# Cichlid completely disappeared!



## BrunoZA (Jun 19, 2016)

I just started a new 55G tank and put 5 juvenile mbunas in the tank. I am doing a fish-in cycle with Seachem Stability. Anyway, I woke up this morning and one of the fish has vanished off the face of the planet :-? :-? I took all the rocks out of the aquarium, I also sifted through all the sand, checked my filters (Internal power filters), checked all around the floor next to the tank and NOTHING!
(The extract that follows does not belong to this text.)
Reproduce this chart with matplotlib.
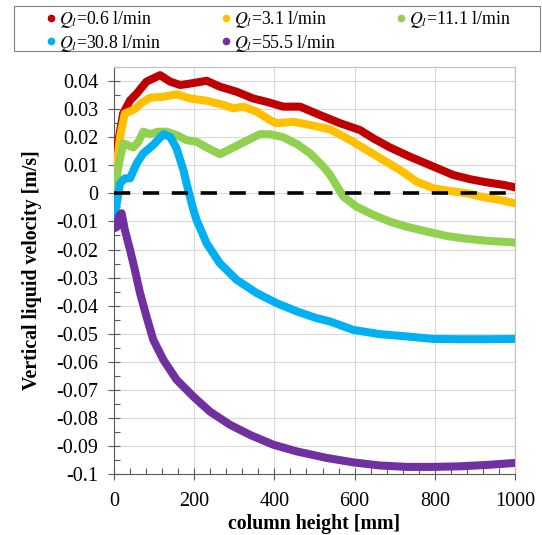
import numpy as np
import matplotlib
matplotlib.use("Agg")
from matplotlib import pyplot as plt
from matplotlib.ticker import MultipleLocator, FuncFormatter
from matplotlib.lines import Line2D
from matplotlib.patches import Rectangle

plt.rcParams['font.family'] = ['Liberation Serif', 'DejaVu Serif']
plt.rcParams['mathtext.fontset'] = 'stix'
plt.rcParams['axes.unicode_minus'] = False

labels = [r'$Q_l$=0.6 l/min', r'$Q_l$=3.1 l/min', r'$Q_l$=11.1 l/min',
          r'$Q_l$=30.8 l/min', r'$Q_l$=55.5 l/min']
colors = ['#C00000', '#FFC000', '#92D050', '#00B0F0', '#7030A0']

# column height [mm] / velocity [m/s]
x_red = [0, 10, 23, 40, 57, 81, 115, 140, 165, 190, 231, 264, 306, 347, 381, 422, 464,
         514, 564, 613, 647, 688, 738, 796, 846, 888, 929, 971, 1000]
v_red = [0.0023, 0.018, 0.0284, 0.033, 0.0355, 0.0397, 0.042, 0.0397, 0.0385, 0.039, 0.040,
         0.0379, 0.0361, 0.0337, 0.0325, 0.0308, 0.0308, 0.0278, 0.0249, 0.0225, 0.0195,
         0.0163, 0.0130, 0.0095, 0.0065, 0.005, 0.0039, 0.003, 0.0021]

x_orange = [0, 15, 27, 48, 73, 90, 123, 156, 190, 231, 273, 298, 322, 356, 389, 406, 447,
            489, 539, 589, 630, 672, 713, 755, 796, 838, 880, 921, 963, 1000]
v_orange = [0.001, 0.020, 0.0284, 0.0296, 0.0325, 0.034, 0.0343, 0.0352, 0.0337, 0.0329,
            0.0314, 0.0302, 0.0308, 0.029, 0.026, 0.0249, 0.0254, 0.0243, 0.0227, 0.0189,
            0.0154, 0.0118, 0.0083, 0.0041, 0.0018, 0.0008, 0.0, -0.0014, -0.0024, -0.0036]

x_green = [0, 11, 23, 36, 48, 61, 73, 90, 110, 131, 156, 181, 206, 231, 264, 298, 331, 364,
           389, 422, 456, 489, 522, 539, 572, 605, 647, 688, 730, 780, 830, 880, 929, 1000]
v_green = [-0.001, 0.0095, 0.0178, 0.017, 0.0163, 0.0183, 0.0219, 0.021, 0.0219, 0.0219,
           0.0207, 0.0189, 0.0183, 0.0163, 0.0139, 0.0163, 0.0187, 0.021, 0.021, 0.0199,
           0.0175, 0.0142, 0.0095, 0.0065, -0.0012, -0.0048, -0.0077, -0.0101, -0.0119,
           -0.0136, -0.0152, -0.0162, -0.0169, -0.0175]

x_blue = [0, 7, 15, 27, 40, 57, 73, 98, 123, 140, 156, 173, 185, 198, 206, 231, 264, 306,
          356, 406, 456, 505, 539, 597, 663, 730, 796, 863, 930, 1000]
v_blue = [-0.009, -0.0036, 0.0035, 0.0053, 0.0053, 0.0107, 0.0142, 0.0172, 0.021, 0.0201,
          0.016, 0.0083, 0.0012, -0.0059, -0.0095, -0.0178, -0.0249, -0.0308, -0.0355,
          -0.0391, -0.042, -0.0444, -0.0456, -0.0486, -0.0501, -0.0509, -0.0518, -0.0519,
          -0.0519, -0.0518]

x_purple = [0, 7, 13, 19, 27, 40, 52, 65, 81, 98, 123, 156, 198, 239, 289, 339, 397, 456,
            530, 597, 663, 730, 796, 863, 930, 1000]
v_purple = [-0.0125, -0.012, -0.008, -0.0071, -0.013, -0.0201, -0.0272, -0.0355, -0.0438,
            -0.0521, -0.0592, -0.0663, -0.0723, -0.0776, -0.0823, -0.0859, -0.0894, -0.0918,
            -0.0941, -0.0957, -0.0968, -0.0973, -0.0973, -0.0971, -0.0966, -0.0959]

series = [(x_red, v_red), (x_orange, v_orange), (x_green, v_green),
          (x_blue, v_blue), (x_purple, v_purple)]

fig = plt.figure(figsize=(5.42, 5.35), dpi=100)
ax = fig.add_axes([0.2103, 0.1131, 0.7399, 0.7622])

for (xs, vs), c in zip(series, colors):
    ax.plot(xs, vs, color=c, lw=5.8, solid_capstyle='round', solid_joinstyle='round', zorder=3)

ax.plot([0, 1000], [0, 0], color='black', lw=2.6, dashes=(4.5, 3.5), zorder=4)

ax.set_xlim(0, 1000)
ax.set_ylim(-0.1, 0.045)
ax.xaxis.set_major_locator(MultipleLocator(200))
ax.xaxis.set_minor_locator(MultipleLocator(40))
ax.yaxis.set_minor_locator(MultipleLocator(0.005))
ax.set_yticks([round(-0.1 + 0.01 * i, 2) for i in range(15)])
ax.yaxis.set_major_formatter(FuncFormatter(lambda v, p: '%g' % round(v, 3)))
ax.grid(True, which='major', color='#D9D9D9', lw=0.8)
ax.set_axisbelow(True)

ax.tick_params(which='major', direction='inout', length=9, width=0.8, color='#595959',
               labelsize=14.5)
ax.tick_params(axis='x', which='major', pad=8)
ax.tick_params(axis='y', which='major', pad=7)
ax.tick_params(which='minor', direction='in', length=4, width=0.8, color='#595959')
for s in ['left', 'bottom']:
    ax.spines[s].set_color('#595959')
for s in ['top', 'right']:
    ax.spines[s].set_color('#BFBFBF')

ax.set_xlabel('column height [mm]', fontsize=14.3, fontweight='bold', labelpad=2)
ax.set_ylabel('Vertical liquid velocity [m/s]', fontsize=14.3, fontweight='bold', labelpad=10)

# legend fills column by column, so reorder to get the row-wise layout
order = [0, 3, 1, 4, 2]
handles = [Line2D([], [], ls='none', marker='o', markersize=4.5, color=colors[i]) for i in order]
W, H = 542.0, 535.0
leg = fig.legend(handles, [labels[i] for i in order], loc='upper left',
                 bbox_to_anchor=(45.7 / W, 1 - 9 / H),
                 ncol=3, fontsize=12.8, frameon=False,
                 borderpad=0, handletextpad=0.15, handlelength=0.6, labelspacing=0.15,
                 columnspacing=3.37, borderaxespad=0)
fig.add_artist(Rectangle((14 / W, 1 - 51 / H), 526 / W, 45 / H, transform=fig.transFigure,
                         fill=False, edgecolor='#808080', lw=0.8))

fig.savefig('out.png', dpi=100)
Two of the fish are yellow labs but I am not sure what the others are. Unfortunately, I am met with blank stares at the LFS when I ask for specific cichlids by their Latin names lol. The blue-striped one on the top-left is the missing one. Any ideas?


----------



## Aaron S (Apr 4, 2015)

I would suggest pictures of the whole tank so we can come up with ideas of where he could be. You are sure there are no fake and hollow decoration pieces? Do you have any other pets/kids?


----------



## BrunoZA (Jun 19, 2016)

I took every single rock out of the tank and swoooshed every inch of sand. I only have sand and rocks in the tank, nothing else. i am starting to think the others ate him. is that a possibility ?


----------



## kwang (Sep 16, 2012)

Possibility. I've had the same experience in the past but I usually find bones left in the tank.


----------



## DJRansome (Oct 29, 2005)

Absolutely possible. Between eating things and decay it does not take long for a dead fish to disappear. You might find a dried up fish in an odd place later. Do you have pets?


----------



## BrunoZA (Jun 19, 2016)

Oh boy  That sounds horrid, but I guess it is part of fish-keeping huh? I don't have any pets that can reach the tank (bearded dragon). I'll keep an eye on water parameters over the next few days and hope for the best. Thanks everyone.


----------



## Granamyr (Dec 16, 2015)

Unless you have a tight lid, my guess is that it jumped out and flopped under something that you haven't looked at yet. Fish have ways of flying and flopping further than you think they could


----------